Chitou Amavasya is celebrated in Orissa in honour of Lord Jagannath. The festival is celebrated on the new moon day of the lunar month of Shravana. On this day a special type of rice cake named as ‘Chitau Pitha’ is offered to Lord Jagannath at the temple. This cake is prepared and eaten with relish in almost every household. The deity on this day bears a golden mark called Chita on the forehead.
The primary occupation of this area is agriculture. Paddy is the crop grown in this region during the ancient, medieval and modern period.
According to the local legends, “Chitou Amavasya is in the primitive tradition to appease evil powers through worship; whether they are animals, serpents, inspects or plants.
In rural areas Chitou Amavasya is celebrated as an agricultural festival. On this auspicious occasion the farmers worship the paddy-fields. After a purificatory bath in the morning, they go to their respective paddy-fields with cake, flowers, milk etc and pray the fields to yield a good crop.
Tradition of Chitou Amavasya:
It is in the primitive tradition to appease evil powers through worship; whether they are animals, serpents, inspects or plants.
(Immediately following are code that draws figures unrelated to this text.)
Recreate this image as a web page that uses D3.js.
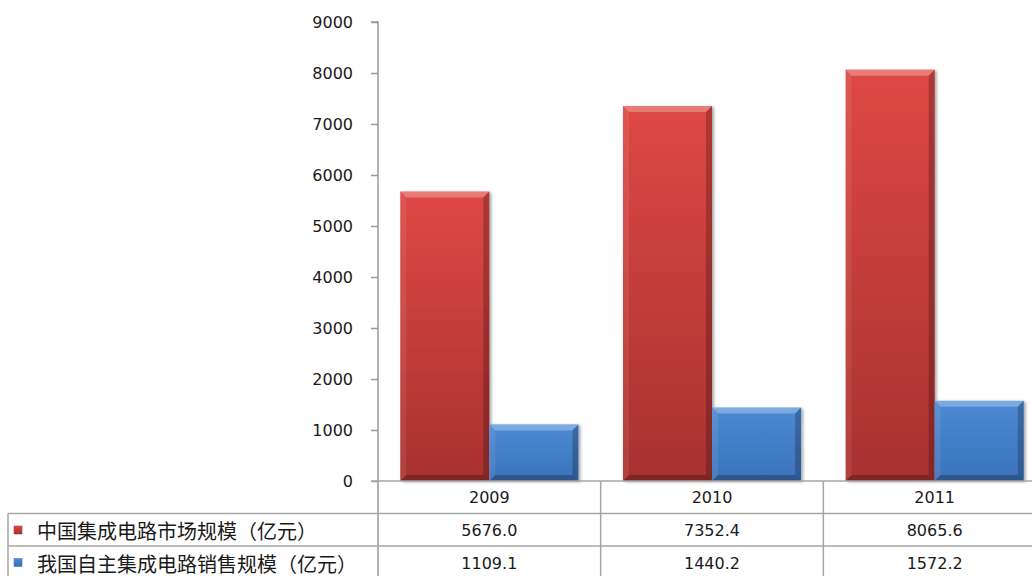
<!doctype html>
<html>
<head>
<meta charset="utf-8">
<title>集成电路市场规模</title>
<script src="https://cdnjs.cloudflare.com/ajax/libs/d3/7.8.5/d3.min.js"></script>
<style>
  body { margin: 0; background: #fff; overflow: hidden; }
  text { font-family: 'DejaVu Sans', Verdana, sans-serif; fill: #1a1a1a; }
  .cjk { font-family: 'Noto Sans CJK SC', sans-serif; }
</style>
</head>
<body>
<div id="chart"></div>
<script>
  // data
  const years = ['2009', '2010', '2011'];
  const seriesNames = ['中国集成电路市场规模（亿元）', '我国自主集成电路销售规模（亿元）'];
  const marketSize = [5676.0, 7352.4, 8065.6];
  const domesticSales = [1109.1, 1440.2, 1572.2];
  const yTicks = [0, 1000, 2000, 3000, 4000, 5000, 6000, 7000, 8000, 9000];

  const series = [marketSize, domesticSales];
  const colors = [
    { top: '#de4845', bottom: '#a8312f', key: 'red' },
    { top: '#4c8ad4', bottom: '#3a72ba', key: 'blue' }
  ];

  const W = 1032, H = 576;
  const x0 = 378, x1 = 1046, yTop = 22, yBase = 481;
  const rowH = 33.5;

  const svg = d3.select('#chart').append('svg')
    .attr('width', W).attr('height', H);

  const defs = svg.append('defs');
  colors.forEach(c => {
    const g = defs.append('linearGradient').attr('id', 'grad-' + c.key)
      .attr('x1', 0).attr('y1', 0).attr('x2', 0).attr('y2', 1);
    g.append('stop').attr('offset', '0%').attr('stop-color', c.top);
    g.append('stop').attr('offset', '100%').attr('stop-color', c.bottom);
  });
  const sh = defs.append('filter').attr('id', 'shadow')
    .attr('x', '-10%').attr('y', '-10%').attr('width', '130%').attr('height', '130%');
  sh.append('feDropShadow').attr('dx', 2).attr('dy', 1).attr('stdDeviation', 1.5)
    .attr('flood-color', '#000').attr('flood-opacity', 0.35);

  // scales
  const y = d3.scaleLinear().domain([0, 9000]).range([yBase, yTop]);
  const xCell = d3.scaleBand().domain(years).range([x0, x1]).padding(0);
  const x = d3.scaleBand().domain(years).range([x0, x1]).paddingInner(0.2).paddingOuter(0.1);
  const xs = d3.scaleBand().domain(d3.range(series.length)).range([0, x.bandwidth()]);

  // y axis
  const yAxis = svg.append('g')
    .attr('transform', `translate(${x0},0)`)
    .call(d3.axisLeft(y).tickValues(yTicks).tickSize(7).tickPadding(18).tickFormat(d3.format('d')));
  yAxis.select('.domain').attr('stroke', '#9a9a9a').attr('stroke-width', 1.5)
    .attr('d', `M-7,${yTop}H0V${H}`);
  yAxis.selectAll('.tick line').attr('stroke', '#9a9a9a').attr('stroke-width', 1.5);
  yAxis.selectAll('.tick text').attr('font-size', 16).attr('fill', '#1a1a1a')
    .attr('font-family', "'DejaVu Sans', Verdana, sans-serif");

  // bars
  const bev = 6;
  const barG = svg.append('g');
  years.forEach((yr, i) => {
    series.forEach((s, j) => {
      const bx = x(yr) + xs(j), bw = xs.bandwidth();
      const by = y(s[i]), bh = yBase - by;
      const g = barG.append('g');
      g.append('rect').attr('x', bx).attr('y', by).attr('width', bw).attr('height', bh)
        .attr('fill', `url(#grad-${colors[j].key})`).attr('filter', 'url(#shadow)');
      const pts = [
        [[bx, by], [bx + bw, by], [bx + bw - bev, by + bev], [bx + bev, by + bev], 'rgba(255,255,255,0.28)'],
        [[bx, by], [bx + bev, by + bev], [bx + bev, by + bh - bev], [bx, by + bh], 'rgba(255,255,255,0.08)'],
        [[bx + bw, by], [bx + bw, by + bh], [bx + bw - bev, by + bh - bev], [bx + bw - bev, by + bev], 'rgba(0,0,0,0.22)'],
        [[bx, by + bh], [bx + bev, by + bh - bev], [bx + bw - bev, by + bh - bev], [bx + bw, by + bh], 'rgba(0,0,0,0.25)']
      ];
      pts.forEach(p => {
        g.append('polygon').attr('points', p.slice(0, 4).map(q => q.join(',')).join(' '))
          .attr('fill', p[4]);
      });
    });
  });

  // data table
  const lineCol = '#a6a6a6';
  const tbl = svg.append('g');
  // horizontal lines
  tbl.append('line').attr('x1', x0 - 7).attr('x2', W).attr('y1', yBase).attr('y2', yBase)
    .attr('stroke', lineCol).attr('stroke-width', 1.5);
  [1, 2].forEach(r => {
    tbl.append('line').attr('x1', 8).attr('x2', W)
      .attr('y1', yBase + r * 32.5).attr('y2', yBase + r * 32.5)
      .attr('stroke', lineCol).attr('stroke-width', 1.5);
  });
  tbl.append('line').attr('x1', 8).attr('x2', 8).attr('y1', yBase + 32.5).attr('y2', H)
    .attr('stroke', lineCol).attr('stroke-width', 1.5);
  years.forEach(yr => {
    tbl.append('line').attr('x1', xCell(yr) + xCell.bandwidth()).attr('x2', xCell(yr) + xCell.bandwidth())
      .attr('y1', yBase).attr('y2', H).attr('stroke', lineCol).attr('stroke-width', 1.5);
  });

  // header row
  years.forEach(yr => {
    tbl.append('text').attr('x', xCell(yr) + xCell.bandwidth() / 2).attr('y', yBase + 16.5)
      .attr('text-anchor', 'middle').attr('dominant-baseline', 'central')
      .attr('font-size', 16).text(yr);
  });
  // series rows
  series.forEach((s, j) => {
    const cy = yBase + 32.5 * (j + 1) + 17;
    tbl.append('rect').attr('x', 14).attr('y', cy - 4.5).attr('width', 8).attr('height', 8)
      .attr('fill', `url(#grad-${colors[j].key})`).attr('stroke', colors[j].bottom).attr('stroke-width', 0.5);
    tbl.append('text').attr('class', 'cjk').attr('x', 37).attr('y', cy)
      .attr('dominant-baseline', 'central').attr('font-size', 20).text(seriesNames[j]);
    years.forEach((yr, i) => {
      tbl.append('text').attr('x', xCell(yr) + xCell.bandwidth() / 2).attr('y', cy)
        .attr('text-anchor', 'middle').attr('dominant-baseline', 'central')
        .attr('font-size', 16).text(s[i].toFixed(1));
    });
  });
</script>
</body>
</html>
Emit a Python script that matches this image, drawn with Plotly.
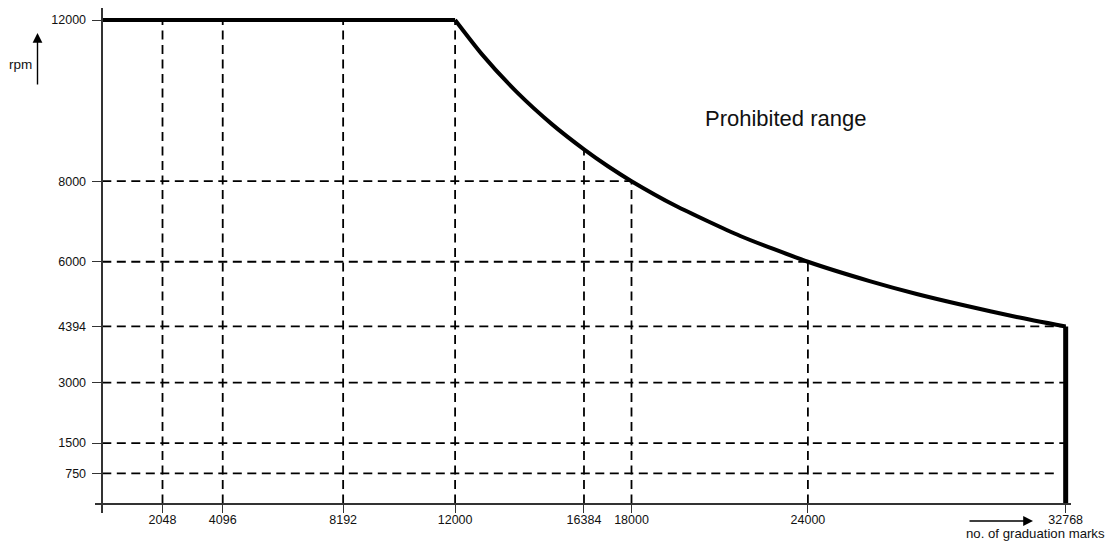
import plotly.graph_objects as go

# ---- data ----
flat_x = [0, 12000]
flat_y = [12000, 12000]

curve_x = [12000, 12900, 14100, 15300, 16384, 17200, 18000, 19500, 21700, 24000, 26100, 27700, 29300, 31100, 32768]
curve_y = [12000, 11160, 10210, 9410, 8790, 8370, 8000, 7390, 6640, 6000, 5520, 5200, 4920, 4630, 4394]

drop_x = [32768, 32768]
drop_y = [4394, 0]

vgrid_x = [2048, 4096, 8192, 12000, 16384, 18000, 24000]
vgrid_top = [12000, 12000, 12000, 12000, 8790, 8000, 6000]

hgrid_y = [8000, 6000, 4394, 3000, 1500, 750]
hgrid_end = [18000, 24000, 32768, 32768, 32768, 32550]

x_ticks = [2048, 4096, 8192, 12000, 16384, 18000, 24000, 32768]
y_ticks = [750, 1500, 3000, 4394, 6000, 8000, 12000]

W, H = 1111, 545
FONT = "Liberation Sans, Arial, sans-serif"
INK = "#111111"


def px(xw):
    return xw / W


def py(yw):
    return 1 - yw / H


# build dashed helper-line paths
gx, gy = [], []
for xv, top in zip(vgrid_x, vgrid_top):
    gx += [xv, xv, None]
    gy += [0, top, None]
for yv, end in zip(hgrid_y, hgrid_end):
    gx += [0, end, None]
    gy += [yv, yv, None]

fig = go.Figure()
fig.add_trace(go.Scatter(x=gx, y=gy, mode="lines", connectgaps=False,
                         line=dict(color="#000000", width=1.8, dash="9px,5.5px"),
                         hoverinfo="skip", showlegend=False))
fig.add_trace(go.Scatter(x=flat_x, y=flat_y, mode="lines",
                         line=dict(color="#000000", width=4), showlegend=False))
fig.add_trace(go.Scatter(x=curve_x, y=curve_y, mode="lines",
                         line=dict(color="#000000", width=4, shape="spline", smoothing=0.6),
                         showlegend=False))
fig.add_trace(go.Scatter(x=drop_x, y=drop_y, mode="lines",
                         line=dict(color="#000000", width=5), showlegend=False))

# axis geometry in window pixels
x0_px = 102.3           # window x of value 0
px_per_unit_x = 0.0294
y0_px = 503.5           # window y of rpm 0
px_per_unit_y = 0.04029
xl, xr = 95, 1071
yt, yb = 8, 513

fig.update_layout(
    width=W, height=H, autosize=False,
    margin=dict(l=0, r=0, t=0, b=0, pad=0, autoexpand=False),
    paper_bgcolor="white", plot_bgcolor="white",
    hovermode=False,
    font=dict(family=FONT, size=12.5, color=INK),
    xaxis=dict(
        domain=[px(xl), px(xr)],
        range=[(xl - x0_px) / px_per_unit_x, (xr - x0_px) / px_per_unit_x],
        anchor="free", position=py(y0_px), automargin=False,
        showline=True, linecolor="#333333", linewidth=1.5,
        showgrid=False, zeroline=False,
        ticks="outside", ticklen=9, tickwidth=1.2, tickcolor="#333333",
        tickvals=x_ticks, ticktext=[str(v) for v in x_ticks],
        tickfont=dict(family=FONT, size=12.5, color=INK),
        ticklabelstandoff=-4,
    ),
    yaxis=dict(
        domain=[py(yb), py(yt)],
        range=[(y0_px - yb) / px_per_unit_y, (y0_px - yt) / px_per_unit_y],
        anchor="free", position=px(x0_px), automargin=False,
        showline=True, linecolor="#333333", linewidth=1.5,
        showgrid=False, zeroline=False,
        ticks="outside", ticklen=10, tickwidth=1.2, tickcolor="#333333",
        tickvals=y_ticks, ticktext=[str(v) for v in y_ticks],
        tickfont=dict(family=FONT, size=12.5, color=INK),
        ticklabelstandoff=3,
    ),
    showlegend=False,
)

# text and arrows
fig.add_annotation(xref="paper", yref="paper", x=px(703), y=py(118),
                   text="Prohibited range", showarrow=False,
                   xanchor="left", yanchor="middle",
                   font=dict(family=FONT, size=22, color=INK))
fig.add_annotation(xref="paper", yref="paper", x=px(20), y=py(65),
                   text="rpm", showarrow=False, xanchor="center", yanchor="middle",
                   font=dict(family=FONT, size=13.5, color=INK))
fig.add_annotation(xref="paper", yref="paper", x=px(37.5), y=py(33),
                   ax=0, ay=53, axref="pixel", ayref="pixel",
                   text="", showarrow=True, arrowhead=2, arrowsize=1.4,
                   arrowwidth=1.4, arrowcolor="#000000")
fig.add_annotation(xref="paper", yref="paper", x=px(1033), y=py(521),
                   ax=-65, ay=0, axref="pixel", ayref="pixel",
                   text="", showarrow=True, arrowhead=2, arrowsize=1.4,
                   arrowwidth=1.4, arrowcolor="#000000")
fig.add_annotation(xref="paper", yref="paper", x=px(1107), y=py(533),
                   text="no. of graduation marks", showarrow=False,
                   xanchor="right", yanchor="middle",
                   font=dict(family=FONT, size=13.2, color=INK))

# the page body's default 8px margin would push the 1111x545 figure past the window
fig.write_html(
    "out.html",
    config={"displayModeBar": False},
    post_script="document.body.style.margin='0';"
                "document.body.style.overflow='hidden';"
                "document.documentElement.style.overflow='hidden';",
)
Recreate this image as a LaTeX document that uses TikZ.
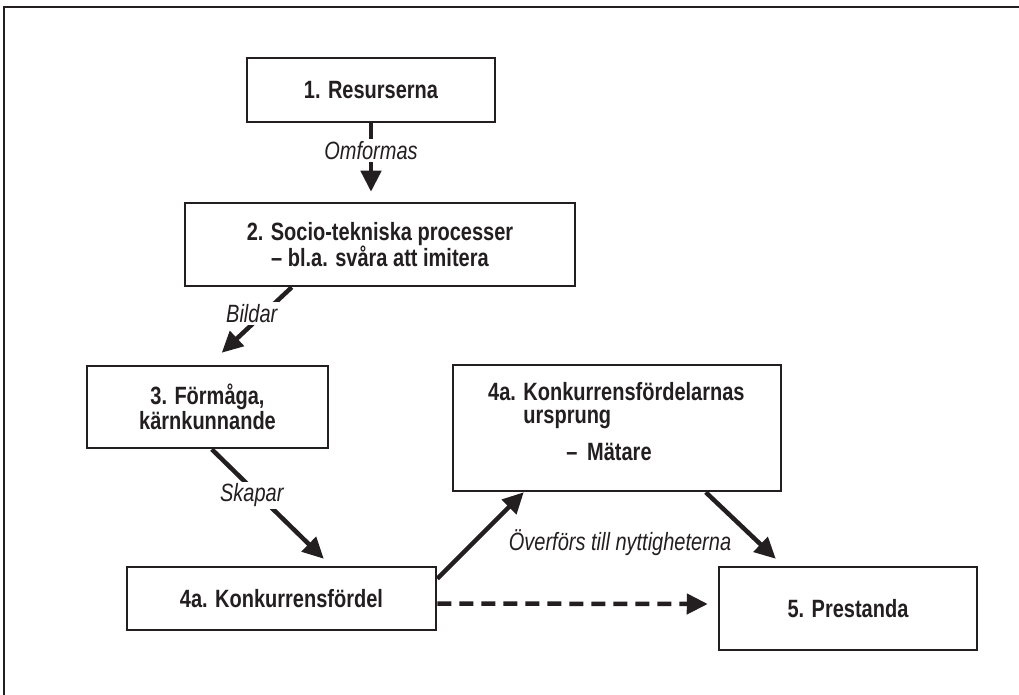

People worship and pray them to avoid their wrath. ‘Pilas’ breed enormously in the paddy fields and tanks during the rainy season. Farmers while working bare-footed in the fields often get their feet cut by the sharp edge of their shells. Therefore, during the festival the piles are appeased as a female form of evil power known as ‘Gandeisuni’ (‘Genda’ is pile). The farmer girls go to the fields and while offering cakes pray “Oh, Gandeisuni, be appeased and do not cut the legs of my father or brother”.
Legend of Harali Kans :
Chitou Amavasya is known as “Harali Kans” in Sambalpur areas in the state of Orissa. This festival is celebrated in a grand manner. The local people of this region strongly believe it is an auspicious day of the witch, named ‘Tandei’ who wholeheartedly moves around in the mid-night dark in order to suck the fresh blood of the children.